WARNING: Spoilers for the latest episode of Game Of Thrones ahead
While “Beyond the Wall,” the penultimate episode of this season of Game of Thrones was met with mostly enthusiasm from fans and critics alike for the many twists and turns, the episode still left many baffled by the timeline.
To wit: The episode saw a raven travel from beyond The Wall to Dragonstone and then Dany fly her dragons from Dragonstone back to Jon Snow beyond the wall in less than the time it took for The Hound to lose his patience and chuck a rock at a wight. As Donna Dickens points out, the distance between Dragonstone and beyond the wall is roughly 1500 miles, and that trip was made twice — once by a raven and the other by dragons — and Jon Snow and his crew mostly managed to survive the wait in the dead cold of winter while holding off an army of the dead. There was also the fact that the raven couldn’t even begin its trip to Dragonstone until Gendry ran back to the Wall, which must have taken at least several hours, even assuming that Gendry can run as fast as Usain Bolt through the snow in sub-zero temperatures.
Absolutely nothing about that timeline adds up, but Alan Taylor — who directed the episode — knows that, and frankly he’s not that bothered, as he tells Variety:
“We were aware that timing was getting a little hazy. We’ve got Gendry running back, ravens flying a certain distance, dragons having to fly back a certain distance…In terms of the emotional experience, [Jon and company] sort of spent one dark night on the island in terms of storytelling moments. We tried to hedge it a little bit with the eternal twilight up there north of The Wall. I think there was some effort to fudge the timeline a little bit by not declaring exactly how long we were there. I think that worked for some people, for other people it didn’t.
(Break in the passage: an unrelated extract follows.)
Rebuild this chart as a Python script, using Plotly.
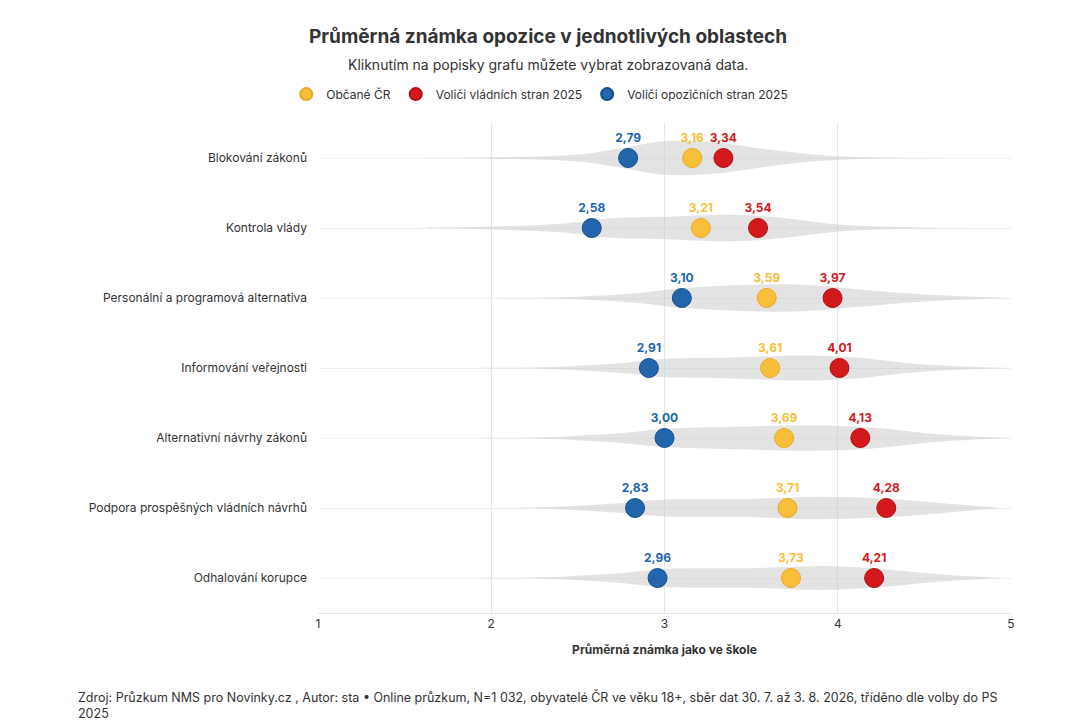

They seemed to be very concerned about how fast a raven can fly but there’s a thing called plausible impossibilities, which is what you try to achieve, rather than impossible plausibilities. So I think we were straining plausibility a little bit, but I hope the story’s momentum carries over some of that stuff.”
In other words, Taylor admits they “fudged” the timeline and “strained plausibility.” Taylor, however, is not concerned because the ratings are good?
“It’s cool that the show is so important to so many people that it’s being scrutinized so thoroughly. If the show was struggling, I’d be worried about those concerns, but the show seems to be doing pretty well so it’s OK to have people with those concerns.”
It sounds like what Taylor is saying is that if the show wasn’t as popular, they’d have made more of an effort not to strain plausibility, but since everyone watches the show and loves it, it doesn’t matter that much. We are, after all, complaining about the timeline in a show where a zombie killed a dragon by throwing an ice spear 1,000 feet into the air, a feat even The Walking Dead was impressed with.
Ridiculous? Sure. But fun? Absolutely!